By joining images with vital critical and historical background on one platform, the collection expands your avenues of research in one convenient workflow.

As the year progresses, we will be adding more tools on JSTOR for working and teaching with images, making your experience even better.

Deeper and more diverse

With more than two million images (and growing), scholars can easily examine wide-ranging material such as Native American art from the Smithsonian, treasures from the Louvre, and modern architectural plans from Columbia University.

The Artstor collections’s breadth of content supports study across disciplines, including anthropology from Harvard’s Peabody Museum, archaeology from Erich Lessing Culture and Fine Art Archives, and world events from Magnum Photos, making it a resource for your whole institution.

In addition to its licensed content, Artstor offers hundreds of thousands of freely accessible museum, library, and archive images for everyone.

Rights-cleared and trustworthy

The images in Artstor are curated from reliable sources and have been rights-cleared for use in education and research — you are free to use them in classroom instruction and handouts, presentations, student assignments, and other noncommercial educational and scholarly activities.

Unlike results from commercial search engines, the images are accompanied by high-quality metadata from the collection catalogers, curators, institutions, and artists themselves.

Ideal for teaching and learning

JSTOR’s IIIF image viewer offers zooming, full-screen and side-by-side comparison modes, and increased accessibility for users with disabilities.
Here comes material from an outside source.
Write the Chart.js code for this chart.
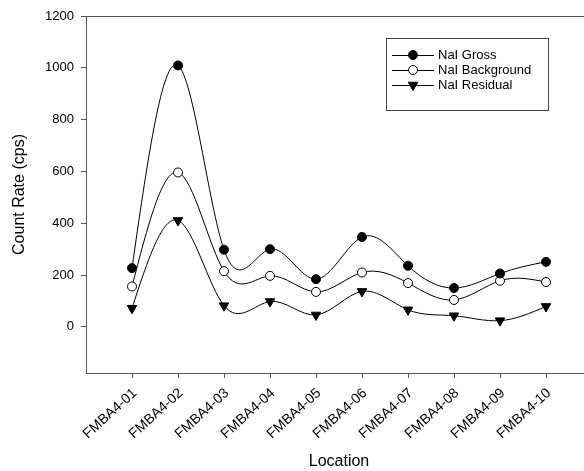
<!DOCTYPE html>
<html>
<head>
<meta charset="utf-8">
<title>NaI count rates by location</title>
<script src="https://cdn.jsdelivr.net/npm/chart.js@4.4.1/dist/chart.umd.min.js"></script>
<style>
  html, body { margin: 0; padding: 0; background: #fff; width: 584px; height: 471px; overflow: hidden; }
  canvas { display: block; }
</style>
</head>
<body>
<canvas id="chart" width="600" height="471"></canvas>
<script>
// Survey locations and NaI detector count rates (cps)
const locations = ['FMBA4-01', 'FMBA4-02', 'FMBA4-03', 'FMBA4-04', 'FMBA4-05',
                   'FMBA4-06', 'FMBA4-07', 'FMBA4-08', 'FMBA4-09', 'FMBA4-10'];
const grossRate      = [227, 1009, 298, 300, 184, 347, 236, 150, 206, 251];
const backgroundRate = [156, 596, 215, 197, 135, 210, 169, 104, 178, 173];
const residualRate   = [72, 411, 82, 98, 46, 137, 66, 43, 24, 79];
const yTickValues    = [0, 200, 400, 600, 800, 1000, 1200];
const seriesNames    = ['NaI Gross', 'NaI Background', 'NaI Residual'];

const FONT = '"Liberation Sans", Arial, Helvetica, sans-serif';
const AXIS_COLOR = '#555555';

// Slopes of a natural cubic spline through the points (x strictly increasing)
function naturalSplineSlopes(xs, ys) {
  const n = xs.length;
  const h = [];
  for (let i = 0; i < n - 1; i++) h.push(xs[i + 1] - xs[i]);
  const M = new Array(n).fill(0);
  const a = [], b = [], c = [], d = [];
  for (let i = 1; i < n - 1; i++) {
    a.push(h[i - 1]);
    b.push(2 * (h[i - 1] + h[i]));
    c.push(h[i]);
    d.push(6 * ((ys[i + 1] - ys[i]) / h[i] - (ys[i] - ys[i - 1]) / h[i - 1]));
  }
  const m = d.length;
  if (m > 0) {
    for (let i = 1; i < m; i++) {
      const w = a[i] / b[i - 1];
      b[i] -= w * c[i - 1];
      d[i] -= w * d[i - 1];
    }
    const sol = new Array(m);
    sol[m - 1] = d[m - 1] / b[m - 1];
    for (let i = m - 2; i >= 0; i--) sol[i] = (d[i] - c[i] * sol[i + 1]) / b[i];
    for (let i = 0; i < m; i++) M[i + 1] = sol[i];
  }
  const s = [];
  for (let i = 0; i < n - 1; i++) {
    s.push((ys[i + 1] - ys[i]) / h[i] - h[i] * (2 * M[i] + M[i + 1]) / 6);
  }
  s.push((ys[n - 1] - ys[n - 2]) / h[n - 2] + h[n - 2] * (M[n - 2] + 2 * M[n - 1]) / 6);
  return s;
}

// Replace the default bezier control points with natural-spline ones
const naturalSpline = {
  id: 'naturalSpline',
  beforeDatasetDraw(chart, args) {
    const meta = args.meta;
    const line = meta.dataset;
    const pts = meta.data;
    if (!line || pts.length < 3) return;
    line.updateControlPoints(chart.chartArea, meta.iScale.axis);
    const xs = pts.map(p => p.x);
    const ys = pts.map(p => p.y);
    const s = naturalSplineSlopes(xs, ys);
    const n = pts.length;
    pts.forEach((p, i) => {
      const hl = i > 0 ? xs[i] - xs[i - 1] : 0;
      const hr = i < n - 1 ? xs[i + 1] - xs[i] : 0;
      p.cp1x = xs[i] - hl / 3;
      p.cp1y = ys[i] - s[i] * hl / 3;
      p.cp2x = xs[i] + hr / 3;
      p.cp2y = ys[i] + s[i] * hr / 3;
    });
    line._path = undefined;
  }
};

// Top and right edges of the plot frame
const plotFrame = {
  id: 'plotFrame',
  afterDraw(chart) {
    const { ctx, chartArea: a } = chart;
    ctx.save();
    ctx.strokeStyle = AXIS_COLOR;
    ctx.lineWidth = 1;
    ctx.beginPath();
    ctx.moveTo(a.left, Math.round(a.top) + 0.5);
    ctx.lineTo(a.right, Math.round(a.top) + 0.5);
    ctx.moveTo(Math.round(a.right) + 0.5, a.top);
    ctx.lineTo(Math.round(a.right) + 0.5, a.bottom);
    ctx.stroke();
    ctx.restore();
  }
};

// Boxed legend inside the plot: line sample with marker, then the series name
const boxedLegend = {
  id: 'boxedLegend',
  afterDraw(chart) {
    const ctx = chart.ctx;
    const box = { x: 386.5, y: 38.5, w: 162, h: 72 };
    const rowY = [55, 70, 85];
    ctx.save();
    ctx.strokeStyle = '#444444';
    ctx.lineWidth = 1;
    ctx.strokeRect(box.x, box.y, box.w, box.h);
    ctx.font = '13px ' + FONT;
    ctx.textBaseline = 'middle';
    ctx.textAlign = 'left';
    chart.data.datasets.forEach((ds, i) => {
      const y = rowY[i];
      ctx.strokeStyle = '#000';
      ctx.lineWidth = 1;
      ctx.beginPath();
      ctx.moveTo(392, y + 0.5);
      ctx.lineTo(434, y + 0.5);
      ctx.stroke();
      ctx.fillStyle = ds.pointBackgroundColor;
      ctx.strokeStyle = ds.pointBorderColor;
      ctx.lineWidth = ds.pointBorderWidth;
      Chart.helpers.drawPoint(ctx, {
        pointStyle: ds.pointStyle,
        rotation: ds.pointRotation || 0,
        radius: ds.pointRadius,
        borderWidth: ds.pointBorderWidth
      }, 413, y);
      ctx.fillStyle = '#000';
      ctx.fillText(ds.label, 438, y);
    });
    ctx.restore();
  }
};

const toPoints = values => values.map((v, i) => ({ x: i + 1, y: v }));

const common = {
  borderColor: '#000',
  borderWidth: 1,
  tension: 0.4,
  fill: false,
  pointBorderColor: '#000',
  pointBorderWidth: 1,
  pointHoverRadius: 0
};

new Chart(document.getElementById('chart'), {
  type: 'line',
  data: {
    datasets: [
      Object.assign({}, common, {
        label: seriesNames[0],
        data: toPoints(grossRate),
        pointStyle: 'circle',
        pointRadius: 4.5,
        pointBackgroundColor: '#000'
      }),
      Object.assign({}, common, {
        label: seriesNames[1],
        data: toPoints(backgroundRate),
        pointStyle: 'circle',
        pointRadius: 4.5,
        pointBackgroundColor: '#fff'
      }),
      Object.assign({}, common, {
        label: seriesNames[2],
        data: toPoints(residualRate),
        pointStyle: 'triangle',
        pointRotation: 180,
        pointRadius: 5.5,
        pointBackgroundColor: '#000'
      })
    ]
  },
  options: {
    responsive: false,
    animation: false,
    events: [],
    layout: { padding: { left: 0, top: 16, right: 8, bottom: 0 } },
    plugins: {
      legend: { display: false },
      tooltip: { enabled: false }
    },
    scales: {
      x: {
        type: 'linear',
        min: 0,
        max: locations.length + 1,
        afterBuildTicks: scale => { scale.ticks = locations.map((_, i) => ({ value: i + 1 })); },
        afterFit: scale => { scale.height = 98; },
        ticks: {
          autoSkip: false,
          minRotation: 42,
          maxRotation: 42,
          padding: 7,
          labelOffset: 3,
          color: '#000',
          font: { family: FONT, size: 14 },
          callback: v => locations[v - 1] || ''
        },
        grid: { display: true, drawOnChartArea: false, drawTicks: true, tickLength: 5, color: AXIS_COLOR, lineWidth: 1 },
        border: { display: true, color: AXIS_COLOR, width: 1 },
        title: {
          display: true,
          text: 'Location',
          color: '#000',
          font: { family: FONT, size: 16 },
          padding: { top: 0, bottom: 0 }
        }
      },
      y: {
        type: 'linear',
        min: -178,
        max: 1200,
        afterBuildTicks: scale => { scale.ticks = yTickValues.map(v => ({ value: v })); },
        afterFit: scale => { scale.width = 86; },
        ticks: {
          padding: 7,
          color: '#000',
          font: { family: FONT, size: 13 },
          callback: v => String(v)
        },
        grid: { display: true, drawOnChartArea: false, drawTicks: true, tickLength: 5, color: AXIS_COLOR, lineWidth: 1 },
        border: { display: true, color: AXIS_COLOR, width: 1 },
        title: {
          display: true,
          text: 'Count Rate (cps)',
          color: '#000',
          font: { family: FONT, size: 16 },
          padding: { top: 10, bottom: 0 }
        }
      }
    }
  },
  plugins: [naturalSpline, plotFrame, boxedLegend]
});
</script>
</body>
</html>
As the year progresses, we will be adding more tools for working and teaching with images, making your experience even better.

The Artstor collection’s content is discoverable on JSTOR along an increasingly diverse array of primary sources, research reports, and images from libraries around the world. By combining images with essential scholarship, you’ll strengthen the depth and quality of your research, make innovative connections, and spark unexpected discoveries.